MISIR İLE DİPLOMATİK SORUN
Mısır Dışişleri Bakanlığı'nın iki ülke arasındaki diplomatik temsil düzeyinin düşürülmesi ve büyükelçilerin karşılıklı geri çağrılması kararına ilişkin soru üzerine Başbakan Yardımcısı Bozdağ, konunun ayrıntılarını henüz bilmediğini belirterek, "Tutumumuz insan hakları, demokrasi ve hukukun üstünlüğü esaslı ve ilkesel bir tutumdur. Yoksa şahıslara dönük bir tutum değildir. Mursi'ye karşı yapılmış olan darbe, Sisi seçilmiş meşru cumhurbaşkanı olsa ona Mursi tarafından yapılmış olsaydı, Türkiye'nin tutumu yine aynı olurdu. Onun için Türkiye'nin tutumu, İhvan-ı Müslim'den ya da Mursi'nin kişiliğinden yana bir tutum değil, demokrasiden, insan haklarından, hukukun üstünlüğünden, milli iradeye verdiği değerden yana ilkesel bir tutumdur. Türkiye'nin bu tutumunda bir değişim yoktur." dedi.

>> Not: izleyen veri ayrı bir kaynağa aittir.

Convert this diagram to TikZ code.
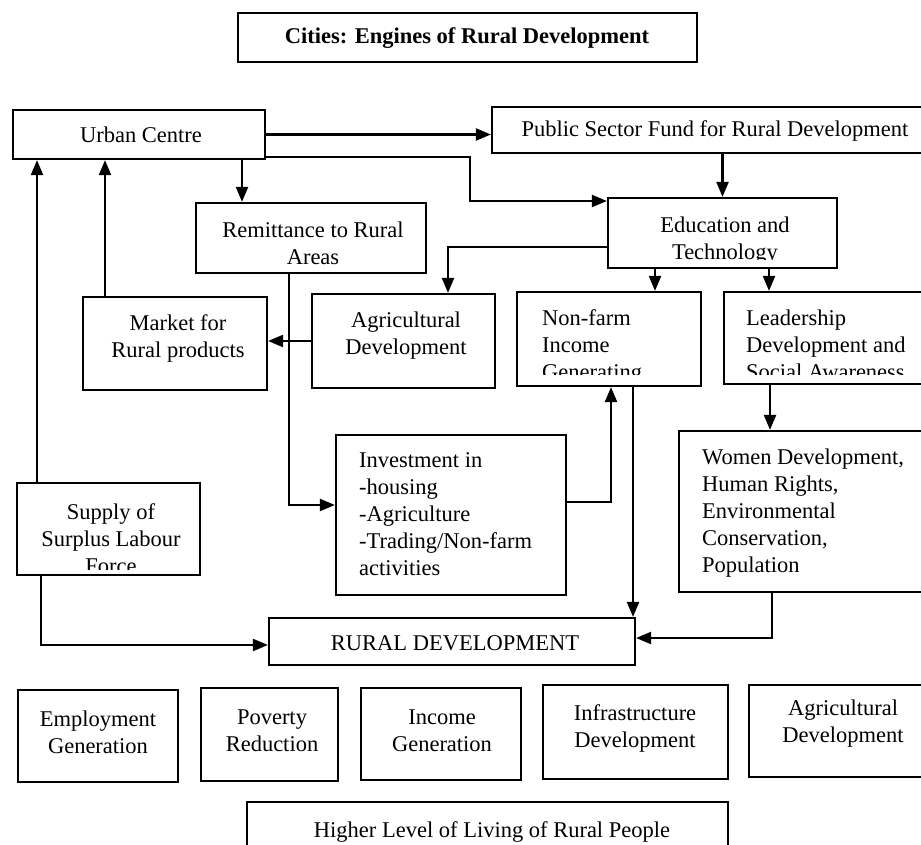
\documentclass[tikz,border=0pt]{standalone}
\usepackage{fontspec}
\setmainfont{Liberation Serif}
\usetikzlibrary{arrows.meta,fit}

\begin{document}
\begin{tikzpicture}[x=1pt,y=-1pt,
  box/.style={draw, line width=2.2pt, inner sep=0pt},
  txt/.style={inner sep=0pt, font=\fontsize{22.5}{27}\selectfont},
  ltxt/.style={txt, align=left, anchor=west},
  ctxt/.style={txt, align=center},
  arr/.style={line width=2.2pt, -{Triangle[length=15pt,width=12pt]}}]
  \clip (0,0) rectangle (921,845);
  \node[box, fit={(238,13) (697,62)}] (title) {};
  \node[txt, font=\fontsize{22.5}{27}\selectfont\bfseries] (title-t) at (467,38) {Cities: Engines of Rural Development};
  \node[box, fit={(13,110) (265,159)}] (urban) {};
  \node[txt] (urban-t) at (141,135) {Urban Centre};
  \node[box, fit={(492,107) (940,153)}] (psf) {};
  \node[txt] (psf-t) at (715,131) {Public Sector Fund for Rural Development};
  \node[box, fit={(196,203) (426,273)}] (remit) {};
  \node[ctxt] (remit-t) at (313,243.5) {Remittance to Rural\\Areas};
  \node[box, fit={(608,198) (837,268)}] (edu) {};
  \begin{scope}
    \clip (edu.north west) rectangle ([yshift=10pt]edu.south east);
    \node[ctxt] (edu-t) at (725,240.5) {Education and\\Technology};
  \end{scope}
  \node[box, fit={(83,297) (267,390)}] (market) {};
  \node[ctxt] (market-t) at (178,338.5) {Market for\\Rural products};
  \node[box, fit={(312,294) (495,388)}] (agri) {};
  \node[ctxt] (agri-t) at (406,336) {Agricultural\\Development};
  \node[box, fit={(517,292) (701,386)}] (nonfarm) {};
  \begin{scope}
    \clip (nonfarm.north west) rectangle ([yshift=13pt]nonfarm.south east);
    \node[ltxt] (nonfarm-t) at (542,347.5) {Non-farm\\Income\\Generating};
  \end{scope}
  \node[box, fit={(724,292) (940,384)}] (leader) {};
  \begin{scope}
    \clip (leader.north west) rectangle ([yshift=11pt]leader.south east);
    \node[ltxt] (leader-t) at (746,344.5) {Leadership\\Development and\\Social Awareness};
  \end{scope}
  \node[box, fit={(336,435) (566,595)}] (invest) {};
  \node[ltxt] (invest-t) at (359,514.5) {Investment in\\-housing\\-Agriculture\\-Trading/Non-farm\\activities};
  \node[box, fit={(17,483) (200,575)}] (supply) {};
  \begin{scope}
    \clip (supply.north west) rectangle ([yshift=7pt]supply.south east);
    \node[ctxt] (supply-t) at (111,538.5) {Supply of\\Surplus Labour\\Force};
  \end{scope}
  \node[box, fit={(679,431) (940,592)}] (women) {};
  \node[ltxt] (women-t) at (702,513) {Women Development,\\Human Rights,\\Environmental\\Conservation,\\Population};
  \node[box, fit={(269,618) (635,665)}] (rd) {};
  \node[txt] (rd-t) at (455,643) {RURAL DEVELOPMENT};
  \node[box, fit={(18,690) (178,782)}] (emp) {};
  \node[ctxt] (emp-t) at (98,732) {Employment\\Generation};
  \node[box, fit={(201,688) (338,781)}] (pov) {};
  \node[ctxt] (pov-t) at (272,731) {Poverty\\Reduction};
  \node[box, fit={(361,688) (521,780)}] (inc) {};
  \node[ctxt] (inc-t) at (442,731) {Income\\Generation};
  \node[box, fit={(543,685) (728,779)}] (infra) {};
  \node[ctxt] (infra-t) at (635,728.5) {Infrastructure\\Development};
  \node[box, fit={(749,685) (940,777)}] (agri2) {};
  \node[ctxt] (agri2-t) at (843,723.5) {Agricultural\\Development};
  \node[box, fit={(247,802) (728,870)}] (higher) {};
  \node[txt] (higher-t) at (492,832) {Higher Level of Living of Rural People};
  \coordinate (ubend) at (470,201);
  \draw[arr] (urban.east) -- (urban.east -| psf.west);
  \draw[arr] ([yshift=3pt]urban.south east) -| (ubend) -- (ubend -| edu.west);
  \draw[arr] (edu.north |- psf.south) -- (edu.north);
  \draw[arr] ([xshift=-69pt]remit.north |- urban.south) -- ([xshift=-69pt]remit.north);
  \draw[arr] ([yshift=-14pt]edu.west) -| ([xshift=44.5pt]agri.north);
  \draw[arr] (agri.west) -- (agri.west -| market.east);
  \draw[arr] ([xshift=-70pt]market.north) -- ([xshift=-70pt]market.north |- urban.south);
  \draw[arr] ([xshift=-71.5pt]supply.north) -- ([xshift=-71.5pt]supply.north |- urban.south);
  \draw[arr] ([xshift=-22pt]remit.south) |- ([yshift=10pt]invest.west);
  \draw[arr] ([yshift=13pt]invest.east) -| ([xshift=2pt]nonfarm.south);
  \draw[arr] ([xshift=24pt]nonfarm.south) -- ([xshift=24pt]nonfarm.south |- rd.north);
  \draw[arr] ([xshift=-67.5pt]edu.south) -- ([xshift=-67.5pt]edu.south |- nonfarm.north);
  \draw[arr] ([xshift=46.5pt]edu.south) -- ([xshift=46.5pt]edu.south |- leader.north);
  \draw[arr] ([xshift=-39.5pt]women.north |- leader.south) -- ([xshift=-39.5pt]women.north);
  \draw[arr] ([xshift=-37.5pt]women.south) |- ([yshift=3.5pt]rd.east);
  \draw[arr] ([xshift=-67.5pt]supply.south) |- ([yshift=-3.5pt]rd.west);
\end{tikzpicture}
\end{document}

-DERSHANELERLE İLGİLİ ÇALIŞMALAR-
Dershanelerle ilgili soruya ise Bozdağ, "Dershaneler konusu bugün Türkiye gündemine gelmiş bir konu değildir. 1988 milli eğitim şurasında gündemdedir. Daha sonra bütün milli eğitim şuralarında kalkınma planlarında gündemdedir. Milli eğitim strateji belgesinde, hem kalkınma planlarında hep vardı. Çalışma yapacağımızı her defa ifade ettik. Bizim eğitim sistemi içerisinde yaşanan bir sıkıntının daha iyi bir hale getirilerek çözülmesi hedefini gütmektedir. Bir gruba ya da kesime karşı bir çalışma kesinlikle değildir. Başbakanımız 2008'de partimizin kapatma davası olduğu bir dönemde bunu bir televizyon kanalında çok açık bir şekilde bu konuyu dile getirdi. 2007'de kalkınma planında vardı. Bunlar parlamentoda oylanıyor. Parlamentoda kimse de karşı görüş de o gün ifade etmediler. Türkiye'nin gündemine bağlı olarak getirilmiş bir konu değildir. Eğitim sistemi içerisinde yıllardır konuşulan ve bir türlü yapılamayan bir hususun hayata geçirilmesi iadesidir." ifadelerini kullandı. Dershanelere arsa tahsisi ve kredi kolaylığı gibi avantajlar sağlayacaklarını belirten Bozdağ, "Bizim dershaneleri doğru zeminde tartışmamız önemli. Esasında bu değişim, dönüşüm projesidir. Dershanelerin özel eğitim kurumlarına dönüştürülmesi, hemen dönüşemeyeceklerin açık liseye dönüşmesi projesidir. Ayrıca özel eğitim kurumlarına dönüşmesi için dershanelere arsa tahsisi, vergi muafiyeti, kredi kolaylıkları, çalışanları için sigorta prim muafiyetleri, öğrenci konusunda sıkıntı varsa öğrenci desteğinin verilmesi, öğretmenlerin kamuya aktarılması gibi pek çok oradaki sorunu çözen bir dizi çözüm alternatifi vardır. Bunun çerçeve içerisinde tartışılmasında fayda vardır." diye konuştu.